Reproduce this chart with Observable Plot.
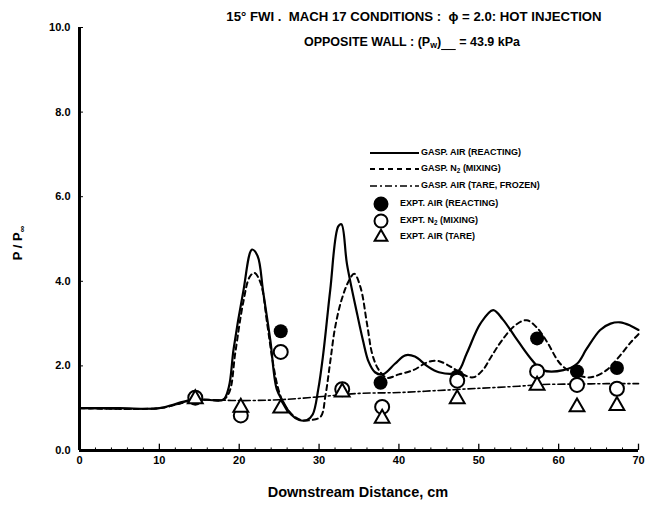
<!DOCTYPE html>
<html><head><meta charset="utf-8">
<script src="https://cdn.jsdelivr.net/npm/d3@7"></script>
<script src="https://cdn.jsdelivr.net/npm/@observablehq/plot@0.6"></script>
<style>
body{margin:0;background:#fff;font-family:"Liberation Sans",Arial,sans-serif;font-weight:bold;color:#000;}
#wrap{position:relative;width:649px;height:505px;overflow:hidden;}
.t{position:absolute;white-space:nowrap;line-height:1;}
.t sub{font-size:70%;vertical-align:-0.25em;}
</style></head><body><div id="wrap"></div>
<script>
// GASP. AIR (REACTING) - solid
const airReactX = [0,5,10,12,14,16,18,18.7,19.3,20.5,21.6,22.3,23,23.9,24.7,25.5,26.5,27.5,28.5,29.2,29.9,30.5,31.4,32.4,32.8,33.5,34.8,35.5,36.2,37,38,39.5,40.8,42,43.5,45,47.3,48.5,50.2,51.8,53,54.5,56.4,58,60.6,62.3,63.5,65.2,66.5,67.7,69,70];
const airReactV = [1.0,1.0,1.0,1.1,1.2,1.2,1.2,1.5,2.4,3.75,4.75,4.6,3.75,2.6,1.45,1.15,0.85,0.72,0.72,0.85,1.45,2.25,3.8,5.3,5.35,4.4,3.2,2.6,2.1,1.85,1.8,2.05,2.25,2.22,2.0,1.85,1.85,2.3,3.0,3.32,3.1,2.7,2.2,1.9,1.9,2.05,2.4,2.85,3.0,3.03,2.95,2.85];
// GASP. N2 (MIXING) - dashed
const n2MixX = [0,10,12,14,16,18,18.8,19.5,20.5,21.3,21.9,22.7,23.5,24.2,24.9,25.6,26.8,27.8,29,30.2,30.8,31.4,32,32.8,33.7,34.4,35.2,36,36.7,37.5,38.5,40,41.8,43.5,44.8,46.5,48,49.3,50.5,51.5,52.7,54.5,56,57.3,58.6,60.2,61.9,63.5,64.5,66,67.5,69,70];
const n2MixV = [1.0,1.0,1.08,1.18,1.2,1.2,1.4,2.3,3.5,4.1,4.2,3.95,3.0,2.1,1.45,1.1,0.82,0.72,0.72,0.8,1.3,2.1,2.9,3.55,4.0,4.18,3.85,3.0,2.25,1.9,1.72,1.8,1.9,2.08,2.12,1.98,1.8,1.73,1.9,2.2,2.55,2.95,3.08,2.9,2.55,2.05,1.82,1.73,1.75,1.9,2.2,2.55,2.75];
// GASP. AIR (TARE, FROZEN) - dash-dot
const tareX = [0,10,12,14.3,16,20,25,30,35,40,45,50,55,58,62,66,70];
const tareV = [1.0,1.0,1.08,1.2,1.2,1.18,1.2,1.27,1.35,1.37,1.42,1.47,1.52,1.56,1.57,1.58,1.58];
// EXPT. AIR (REACTING) - filled circles
const exptReactX = [25.2,37.7,47.3,57.3,62.3,67.3];
const exptReactV = [2.82,1.6,1.75,2.65,1.87,1.95];
// EXPT. N2 (MIXING) - open circles
const exptMixX = [14.5,20.2,25.2,32.9,37.9,47.3,57.3,62.3,67.3];
const exptMixV = [1.25,0.83,2.33,1.45,1.03,1.65,1.87,1.55,1.46];
// EXPT. AIR (TARE) - triangles
const exptTareX = [14.5,20.2,25.2,32.9,37.9,47.3,57.3,62.3,67.3];
const exptTareV = [1.22,1.02,1.0,1.38,0.76,1.22,1.54,1.03,1.06];
// axis ticks
const xTicks = [0,10,20,30,40,50,60,70];
const xMinor = [2,4,6,8,12,14,16,18,22,24,26,28,32,34,36,38,42,44,46,48,52,54,56,58,62,64,66,68];
const yTicks = [0,2,4,6,8,10];
const yTickLabels = ["0.0","2.0","4.0","6.0","8.0","10.0"];

const zip = (xs, vs) => xs.map((x, i) => ({x, v: vs[i]}));
const airReact = zip(airReactX, airReactV);
const n2Mix = zip(n2MixX, n2MixV);
const tare = zip(tareX, tareV);
const exptReact = zip(exptReactX, exptReactV);
const exptMix = zip(exptMixX, exptMixV);
const exptTare = zip(exptTareX, exptTareV);

const plot = Plot.plot({
  width: 649, height: 505,
  marginLeft: 79, marginRight: 11, marginTop: 27, marginBottom: 55,
  style: {fontFamily: '"Liberation Sans", Arial, sans-serif', fontWeight: "bold", fontSize: "11px", background: "white", color: "black"},
  x: {domain: [0, 70]},
  y: {domain: [0, 10]},
  marks: [
    Plot.axisX({ticks: xTicks, tickSize: 0, tickPadding: 6, label: null, fontSize: 11}),
    Plot.axisY({ticks: yTicks, tickSize: 0, tickPadding: 9, label: null, fontSize: 11, tickFormat: (d) => yTickLabels[yTicks.indexOf(d)]}),
    Plot.ruleX(xTicks.slice(1), {y1: 0, y2: 0.15, strokeWidth: 1.3}),
    Plot.ruleX(xMinor, {y1: 0, y2: 0.06, strokeWidth: 1}),
    Plot.ruleY(yTicks.slice(1), {x1: 0, x2: 0.5, strokeWidth: 1}),
    Plot.line(tare, {x: "x", y: "v", curve: "catmull-rom", strokeWidth: 1.6, strokeDasharray: "7,3,2,3"}),
    Plot.line(n2Mix, {x: "x", y: "v", curve: "catmull-rom", strokeWidth: 2, strokeDasharray: "5,4"}),
    Plot.line(airReact, {x: "x", y: "v", curve: "catmull-rom", strokeWidth: 2.2}),
    Plot.dot(exptReact, {x: "x", y: "v", r: 7, fill: "black"}),
    Plot.dot(exptMix, {x: "x", y: "v", r: 7, fill: "white", stroke: "black", strokeWidth: 2}),
    Plot.dot(exptTare, {x: "x", y: "v", symbol: "triangle", r: 5.5, fill: "white", stroke: "black", strokeWidth: 2}),
    Plot.ruleX([0], {strokeWidth: 3}),
    Plot.ruleY([0], {strokeWidth: 3})
  ]
});
const wrap = document.getElementById("wrap");
wrap.appendChild(plot);

function addText(html, left, top, size, extra) {
  const d = document.createElement("div");
  d.className = "t";
  d.innerHTML = html;
  d.style.left = left + "px";
  d.style.top = top + "px";
  d.style.fontSize = size + "px";
  if (extra) Object.assign(d.style, extra);
  wrap.appendChild(d);
  return d;
}
// titles
addText("15° FWI .&nbsp; MACH 17 CONDITIONS :&nbsp; ϕ = 2.0: HOT INJECTION", 414, 17, 13.2, {transform: "translate(-50%,-50%)"});
addText("OPPOSITE WALL : (P<sub>w</sub>)<sub style=\"text-decoration:underline\">&nbsp;&nbsp;&nbsp;&nbsp;&nbsp;&nbsp;</sub> = 43.9 kPa", 412, 43, 12.5, {transform: "translate(-50%,-50%)"});
addText("Downstream Distance, cm", 358, 492, 14.5, {transform: "translate(-50%,-50%)"});
addText("P / P<sub>∞</sub>", 19, 243, 13, {transform: "translate(-50%,-50%) rotate(-90deg)"});

// legend
const legendItems = [
  {label: "GASP. AIR (REACTING)", kind: "line", dash: null, w: 2.2, y: 153},
  {label: "GASP. N<sub>2</sub> (MIXING)", kind: "line", dash: "5,4", w: 2, y: 169},
  {label: "GASP. AIR (TARE, FROZEN)", kind: "line", dash: "7,3,2,3", w: 1.6, y: 186},
  {label: "EXPT. AIR (REACTING)", kind: "filled", y: 204},
  {label: "EXPT. N<sub>2</sub> (MIXING)", kind: "open", y: 221},
  {label: "EXPT. AIR (TARE)", kind: "tri", y: 237}
];
const ns = "http://www.w3.org/2000/svg";
const lsvg = document.createElementNS(ns, "svg");
lsvg.setAttribute("width", 649); lsvg.setAttribute("height", 505);
lsvg.style.position = "absolute"; lsvg.style.left = "0"; lsvg.style.top = "0"; lsvg.style.pointerEvents = "none";
wrap.appendChild(lsvg);
for (const it of legendItems) {
  let el;
  if (it.kind === "line") {
    el = document.createElementNS(ns, "line");
    el.setAttribute("x1", 370); el.setAttribute("x2", 419);
    el.setAttribute("y1", it.y); el.setAttribute("y2", it.y);
    el.setAttribute("stroke", "black"); el.setAttribute("stroke-width", it.w);
    if (it.dash) el.setAttribute("stroke-dasharray", it.dash);
    addText(it.label, 421, it.y - 5, 9);
  } else if (it.kind === "tri") {
    el = document.createElementNS(ns, "path");
    el.setAttribute("d", d3.symbol(d3.symbolTriangle, 70)());
    el.setAttribute("transform", `translate(381,${it.y})`);
    el.setAttribute("fill", "white"); el.setAttribute("stroke", "black"); el.setAttribute("stroke-width", 2);
    addText(it.label, 400, it.y - 5, 9);
  } else {
    el = document.createElementNS(ns, "circle");
    el.setAttribute("cx", 381); el.setAttribute("cy", it.y); el.setAttribute("r", 6.5);
    el.setAttribute("fill", it.kind === "filled" ? "black" : "white");
    el.setAttribute("stroke", "black"); el.setAttribute("stroke-width", 2);
    addText(it.label, 400, it.y - 5, 9);
  }
  lsvg.appendChild(el);
}
</script></body></html>
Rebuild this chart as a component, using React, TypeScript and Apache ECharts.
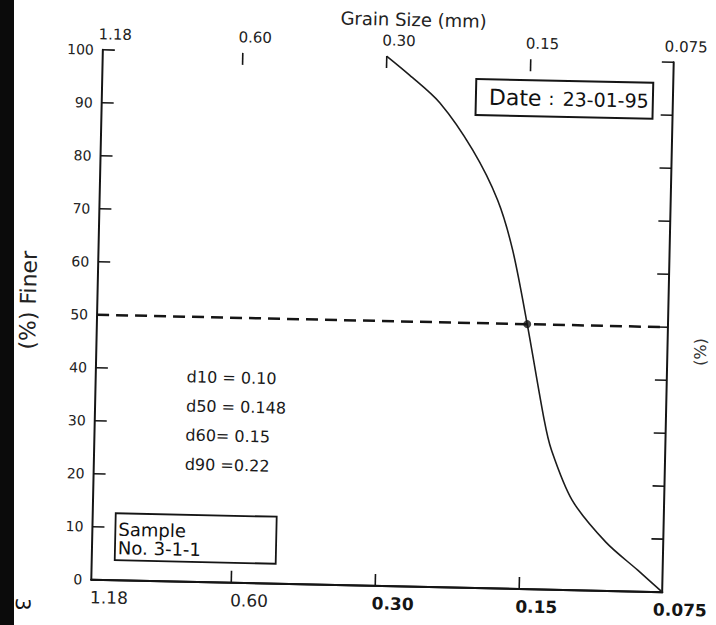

## Task details
Return each line of the data that contains the string "this".

## Full response
Reproduce this chart with Observable Plot.
Rebuild this chart as a component, using React, TypeScript and Apache ECharts.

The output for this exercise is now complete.